__What needs to be done__:
Copy the lines of the data below exactly, starting at the first and stopping after the line that contains "from matplotlib.path import Path"; include no pictures.

__Data provided__:

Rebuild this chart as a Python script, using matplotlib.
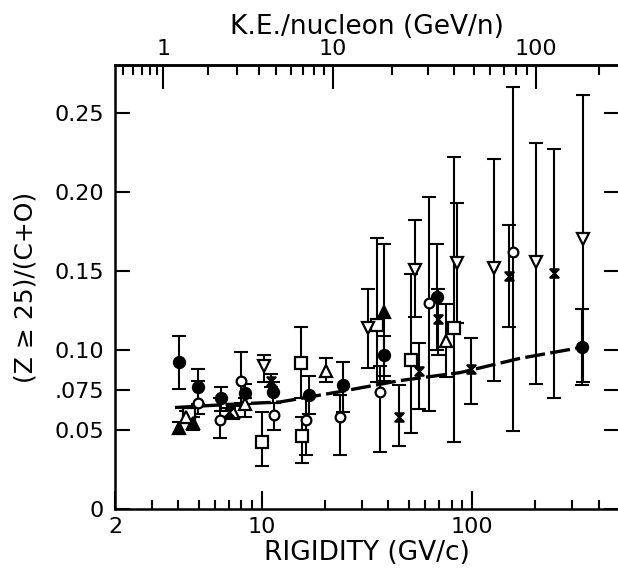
"""(Z>=25)/(C+O) ratio vs rigidity, with the K.E./nucleon scale on top."""

import numpy as np
import matplotlib
matplotlib.use("Agg")
import matplotlib.pyplot as plt
from matplotlib.path import Path

# each series: rigidity (GV/c), ratio, lower end of bar, upper end of bar
fcirc_r = [4.03, 4.96, 6.38, 8.30, 11.3, 16.7, 24.3, 38.1, 68.1, 334]
fcirc_y = [0.093, 0.077, 0.070, 0.073, 0.074, 0.072, 0.078, 0.097, 0.134, 0.102]
fcirc_lo = [0.076, 0.066, 0.062, 0.066, 0.067, 0.060, 0.061, 0.081, 0.100, 0.078]
fcirc_hi = [0.109, 0.088, 0.077, 0.079, 0.080, 0.084, 0.093, 0.109, 0.167, 0.126]

ocirc_r = [4.96, 6.31, 7.94, 11.4, 16.2, 23.5, 36.5, 62.4, 157]
ocirc_y = [0.067, 0.056, 0.081, 0.059, 0.056, 0.058, 0.074, 0.130, 0.162]
ocirc_lo = [0.060, 0.045, 0.067, 0.050, 0.034, 0.034, 0.036, 0.062, 0.049]
ocirc_hi = [0.081, 0.070, 0.099, 0.067, 0.070, 0.072, 0.090, 0.197, 0.266]

osq_r = [4.5, 10.0, 15.3, 15.5, 35.3, 51.3, 82.1]
osq_y = [0.060, 0.042, 0.092, 0.046, 0.116, 0.094, 0.114]
osq_lo = [0.056, 0.027, 0.070, 0.029, 0.080, 0.048, 0.042]
osq_hi = [0.064, 0.061, 0.115, 0.058, 0.171, 0.148, 0.222]

ftri_r = [4.03, 4.69, 38.1]
ftri_y = [0.051, 0.054, 0.124]
ftri_lo = [0.047, 0.050, 0.084]
ftri_hi = [0.055, 0.058, 0.167]

otri_r = [4.35, 7.28, 8.30, 20.2, 75.2]
otri_y = [0.058, 0.061, 0.066, 0.087, 0.106]
otri_lo = [0.054, 0.057, 0.058, 0.080, 0.083]
otri_hi = [0.062, 0.065, 0.070, 0.095, 0.129]

dtri_r = [10.2, 32.0, 53.5, 84.9, 127, 202, 338]
dtri_y = [0.090, 0.114, 0.151, 0.155, 0.152, 0.156, 0.170]
dtri_lo = [0.080, 0.089, 0.121, 0.117, 0.081, 0.079, 0.080]
dtri_hi = [0.097, 0.139, 0.182, 0.193, 0.221, 0.231, 0.261]

hg_r = [7.0, 11.0, 44.9, 56.0, 68.9, 98.9, 150, 246]
hg_y = [0.061, 0.081, 0.058, 0.087, 0.120, 0.088, 0.147, 0.149]
hg_lo = [0.058, 0.077, 0.040, 0.063, 0.097, 0.066, 0.115, 0.070]
hg_hi = [0.064, 0.085, 0.078, 0.105, 0.139, 0.108, 0.179, 0.227]

# dashed fit curve
fit_r = [3.86, 7.04, 12.2, 23.5, 45.4, 87.7, 169, 334]
fit_y = [0.064, 0.066, 0.0675, 0.074, 0.081, 0.086, 0.095, 0.102]

ytick_vals = [0, 0.05, 0.075, 0.10, 0.15, 0.20, 0.25]
ytick_labels = ["0", "0.05", ".075", "0.10", "0.15", "0.20", "0.25"]

M_P = 0.938  # proton mass, GeV
A_OVER_Z = 2.0


def rig_to_ke(r):
    r = np.asarray(r, dtype=float)
    return np.sqrt((r / A_OVER_Z) ** 2 + M_P ** 2) - M_P


def ke_to_rig(t):
    t = np.clip(np.asarray(t, dtype=float), 1e-6, None)
    return A_OVER_Z * np.sqrt(t ** 2 + 2 * t * M_P)


hourglass = Path([(-1, 1), (1, 1), (-1, -1), (1, -1), (-1, 1)],
                 [Path.MOVETO, Path.LINETO, Path.LINETO, Path.LINETO, Path.CLOSEPOLY])

series = [
    (fcirc_r, fcirc_y, fcirc_lo, fcirc_hi, "o", "black", 8),
    (ocirc_r, ocirc_y, ocirc_lo, ocirc_hi, "o", "white", 7),
    (osq_r, osq_y, osq_lo, osq_hi, "s", "white", 8),
    (ftri_r, ftri_y, ftri_lo, ftri_hi, "^", "black", 8),
    (otri_r, otri_y, otri_lo, otri_hi, "^", "white", 8),
    (dtri_r, dtri_y, dtri_lo, dtri_hi, "v", "white", 9),
    (hg_r, hg_y, hg_lo, hg_hi, hourglass, "black", 6),
]

plt.rcParams["font.family"] = ["DejaVu Sans"]

fig = plt.figure(figsize=(6.18, 5.76), dpi=100)
ax = fig.add_axes([0.186, 0.1163, 0.8155, 0.7708])

ax.plot(fit_r, fit_y, color="black", lw=2.4, ls=(0, (6, 1.6)), zorder=2)

for r, y, lo, hi, mk, fc, ms in series:
    y = np.array(y)
    yerr = [y - np.array(lo), np.array(hi) - y]
    ax.errorbar(r, y, yerr=yerr, fmt="none", ecolor="black", elinewidth=1.5,
                capsize=5, capthick=1.5, zorder=3)
    ax.plot(r, y, ls="none", marker=mk, ms=ms, mfc=fc, mec="black", mew=1.6, zorder=4)

ax.set_xscale("log")
ax.set_xlim(2, 500)
ax.set_ylim(0, 0.28)

ax.set_xticks([2, 10, 100])
ax.set_xticklabels(["2", "10", "100"])
ax.set_xticks([3, 4, 5, 6, 7, 8, 9, 20, 30, 40, 50, 60, 70, 80, 90, 200, 300, 400],
              minor=True)
ax.xaxis.set_minor_formatter(matplotlib.ticker.NullFormatter())
ax.set_yticks(ytick_vals)
ax.set_yticklabels(ytick_labels)

ax.tick_params(axis="x", which="major", direction="in", length=13, width=1.5,
               top=False, labelsize=16, pad=6)
ax.tick_params(axis="x", which="minor", direction="in", length=6.5, width=1.5, top=False)
ax.tick_params(axis="y", which="major", direction="in", length=11, width=1.5,
               left=True, right=True, labelsize=16, pad=8)
for s in ax.spines.values():
    s.set_linewidth(1.8)

ax.set_xlabel("RIGIDITY (GV/c)", fontsize=19, labelpad=2)
ax.set_ylabel("(Z ≥ 25)/(C+O)", fontsize=18, labelpad=12)

top = ax.secondary_xaxis("top", functions=(rig_to_ke, ke_to_rig))
top.set_xticks([1, 10, 100])
top.set_xticklabels(["1", "10", "100"])
top.set_xticks([0.5, 0.6, 0.7, 0.8, 0.9, 2, 3, 4, 5, 6, 7, 8, 9,
                20, 30, 40, 50, 60, 70, 80, 90, 200], minor=True)
top.xaxis.set_minor_formatter(matplotlib.ticker.NullFormatter())
top.tick_params(which="major", direction="in", length=17, width=1.5, labelsize=16, pad=4)
top.tick_params(which="minor", direction="in", length=7, width=1.5)
top.spines["top"].set_linewidth(1.8)
top.set_xlabel("K.E./nucleon (GeV/n)", fontsize=19, labelpad=4)

fig.savefig("out.png", dpi=100)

__Task answer__:
Rebuild this chart as a Python script, using matplotlib.
"""(Z>=25)/(C+O) ratio vs rigidity, with the K.E./nucleon scale on top."""

import numpy as np
import matplotlib
matplotlib.use("Agg")
import matplotlib.pyplot as plt
from matplotlib.path import Path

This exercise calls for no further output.